Deal could deploy up to 50,000 autonomous vehicles
Uber is taking a larger step into autonomous transport through a major agreement with Rivian that includes up to $1.25 billion in investment and a plan to deploy as many as 50,000 robotaxis across several countries by 2031. The deal adds fresh momentum to the autonomous vehicle sector, where companies are once again trying to convince investors that commercial scale may finally be within reach after years of delays and missed targets.
The agreement calls for Uber, or its fleet partners, to purchase 10,000 autonomous versions of Rivian’s upcoming R2 electric vehicle, with the option to expand that number by as many as 40,000 more starting in 2030. Those vehicles are expected to operate exclusively through Uber’s ride-hailing and delivery platform, making this more than a simple supply arrangement. It is a long-term strategic bet on Rivian’s hardware and autonomy stack as a foundation for Uber’s next phase in mobility.
Investors initially welcomed the news more enthusiastically on Rivian’s side. Rivian shares jumped about 10 percent in premarket trading before trimming gains and closing up 3 percent, while Uber shares slipped 1 percent. The market reaction reflected a familiar split: optimism for the manufacturer gaining capital and volume commitments, and more caution for the platform company taking on another expensive autonomous expansion effort.
Capital, software and exclusivity are built into the pact
The deal begins with an initial $300 million investment from Uber into Rivian, expected shortly after signing and subject to regulatory approval. According to the company, that first tranche represents about 19.55 million shares of Rivian. Four additional investment tranches are planned through 2031, each tied to milestone targets that have not been publicly specified.
Uber is also expected to pay licensing fees tied to its use of Rivian’s autonomous driving system software. That matters because the arrangement is not just about buying vehicles. It ties Uber to Rivian’s broader technology platform, including the software and computing architecture needed to run autonomous fleets at scale. In effect, Uber is securing access to a full operating system for robotaxi deployment rather than simply purchasing electric vans or cars.
Exclusivity is another central feature. The companies said the R2 robotaxis are expected to be available only through Uber’s platform in 25 cities across the United States, Canada and Europe. San Francisco and Miami are planned as the first launch markets in 2028, giving the partnership a concrete starting point while still leaving several years for development, testing and regulatory clearance.
Rivian gains a path beyond traditional EV sales
For Rivian, the agreement is important not only because it brings in fresh capital, but because it opens a new commercial path beyond consumer electric vehicles. The company is preparing to begin R2 sales to regular buyers this spring, but the Uber partnership gives Rivian a high-visibility route into fleet-scale autonomy, one of the most ambitious and potentially lucrative segments of the transport market.

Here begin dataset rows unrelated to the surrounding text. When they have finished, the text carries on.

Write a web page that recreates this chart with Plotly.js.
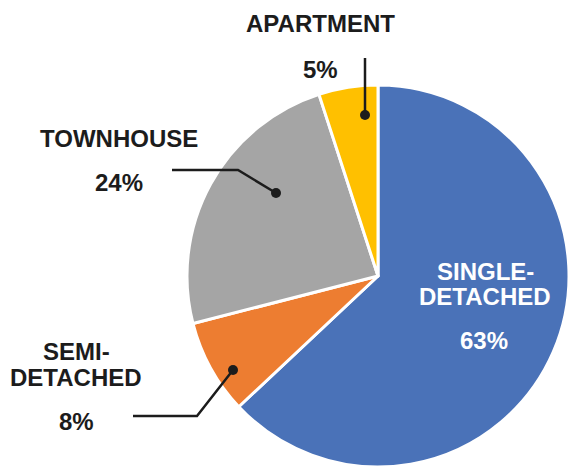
<!DOCTYPE html>
<html>
<head>
<meta charset="utf-8">
<script src="https://cdn.plot.ly/plotly-3.0.1.min.js"></script>
<style>html,body{margin:0;padding:0;background:#fff;}#chart{width:569px;height:468px;}</style>
</head>
<body>
<div id="chart"></div>
<script>
const categories = ['Single-detached', 'Semi-detached', 'Townhouse', 'Apartment'];
const shares = [63, 8, 24, 5];
const sliceColors = ['#4A72B8', '#ED7D31', '#A5A5A5', '#FFC000'];
const labelLines = [['SINGLE-', 'DETACHED'], ['SEMI-', 'DETACHED'], ['TOWNHOUSE'], ['APARTMENT']];

const W = 569, H = 468;
const px = x => x / W;
const py = y => 1 - y / H;

const FONT = 'Liberation Sans, Arial, sans-serif';
const dark = '#1c1c1c';

// label layout (pixel positions of text lines)
const labelPos = [
  {lines: [[485, 271], [485, 296]], pct: [484, 340], color: '#ffffff'},
  {lines: [[76, 351], [76, 377]], pct: [76, 421], color: dark},
  {lines: [[119, 138]], pct: [119, 183], color: dark},
  {lines: [[320, 23]], pct: [320, 69], color: dark}
];

const annotations = [];
categories.forEach((c, i) => {
  const p = labelPos[i];
  labelLines[i].forEach((t, j) => {
    annotations.push({
      xref: 'paper', yref: 'paper', x: px(p.lines[j][0]), y: py(p.lines[j][1]),
      xanchor: 'center', yanchor: 'middle', showarrow: false, text: t,
      font: {family: FONT, size: 24, weight: 'bold', color: p.color}
    });
  });
  annotations.push({
    xref: 'paper', yref: 'paper', x: px(p.pct[0]), y: py(p.pct[1]),
    xanchor: 'center', yanchor: 'middle', showarrow: false, text: shares[i] + '%',
    font: {family: FONT, size: 24, weight: 'bold', color: p.color}
  });
});

// leader lines
const leaders = [
  [[133, 416], [197, 416], [233, 370]],
  [[172, 170], [238, 170], [276, 193]],
  [[365, 58], [365, 115]]
];
const shapes = [];
leaders.forEach(pts => {
  let d = 'M ' + pts.map(p => px(p[0]) + ',' + py(p[1])).join(' L ');
  shapes.push({type: 'path', xref: 'paper', yref: 'paper', path: d, line: {color: dark, width: 2.5}});
  const e = pts[pts.length - 1];
  const r = 5;
  shapes.push({type: 'circle', xref: 'paper', yref: 'paper',
    x0: px(e[0] - r), x1: px(e[0] + r), y0: py(e[1] + r), y1: py(e[1] - r),
    fillcolor: dark, line: {color: dark, width: 0}});
});

const data = [{
  type: 'pie',
  labels: categories,
  values: shares,
  sort: false,
  direction: 'clockwise',
  rotation: 0,
  textinfo: 'none',
  hoverinfo: 'none',
  marker: {colors: sliceColors, line: {color: '#ffffff', width: 3}},
  domain: {x: [187 / W, 1], y: [1 / H, 383 / H]},
  showlegend: false
}];

const layout = {
  width: W, height: H,
  margin: {l: 0, r: 0, t: 0, b: 0},
  paper_bgcolor: '#ffffff',
  showlegend: false,
  annotations: annotations,
  shapes: shapes
};

Plotly.newPlot('chart', data, layout, {displayModeBar: false, staticPlot: true});
</script>
</body>
</html>
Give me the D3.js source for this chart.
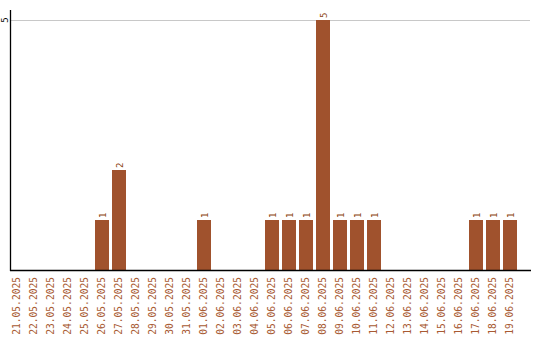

Chief Executive RJ Scaringe has been laying the groundwork for that shift for months, speaking more openly about robotaxi ambitions and presenting Rivian’s autonomy strategy as a serious long-term opportunity. The company argues that new advances in artificial intelligence, semiconductor performance and data collection are finally making broader autonomous deployment more realistic. Rivian says its in-house autonomy processor, perception systems and growing vehicle data network will support faster progress in the coming years.
The agreement also builds on Rivian’s recent efforts to expand its strategic partnerships. After announcing a $5.8 billion software deal with Volkswagen at the end of 2024, Rivian now adds Uber as a large-scale commercial platform partner. Together, those moves suggest the company is trying to position itself as more than an EV maker, with software and autonomy becoming a bigger part of its story.
Robotaxi hype returns, but execution remains the test
The Uber-Rivian pact arrives amid a broader revival in robotaxi enthusiasm. After years in which autonomous vehicle timelines repeatedly slipped, companies across the industry are once again presenting large plans for commercial rollout. Uber has been especially active, expanding its autonomous ambitions through links with Lucid, Amazon’s Zoox, Stellantis and Nvidia, while trying to secure a place in what many investors still view as a future multitrillion-dollar market.
Yet the history of the sector argues for caution. Many groups, including Uber itself, have previously struggled to turn autonomous technology into a durable, profitable transport business. Waymo remains the dominant player in the United States, and any challenger must prove not only that the technology works, but that the economics of operating, maintaining and scaling fleets make sense under real-world conditions.
That is what makes this agreement important but not yet transformative. It gives Uber a clearer vehicle and software partner for its robotaxi ambitions, and it gives Rivian a credible route into autonomous mobility at commercial scale. But it also commits both companies to a long execution path in a market where technical progress, regulation and economics still need to line up. The announcement revives the robotaxi growth story. The harder part will be proving that this time the story can turn into a working business.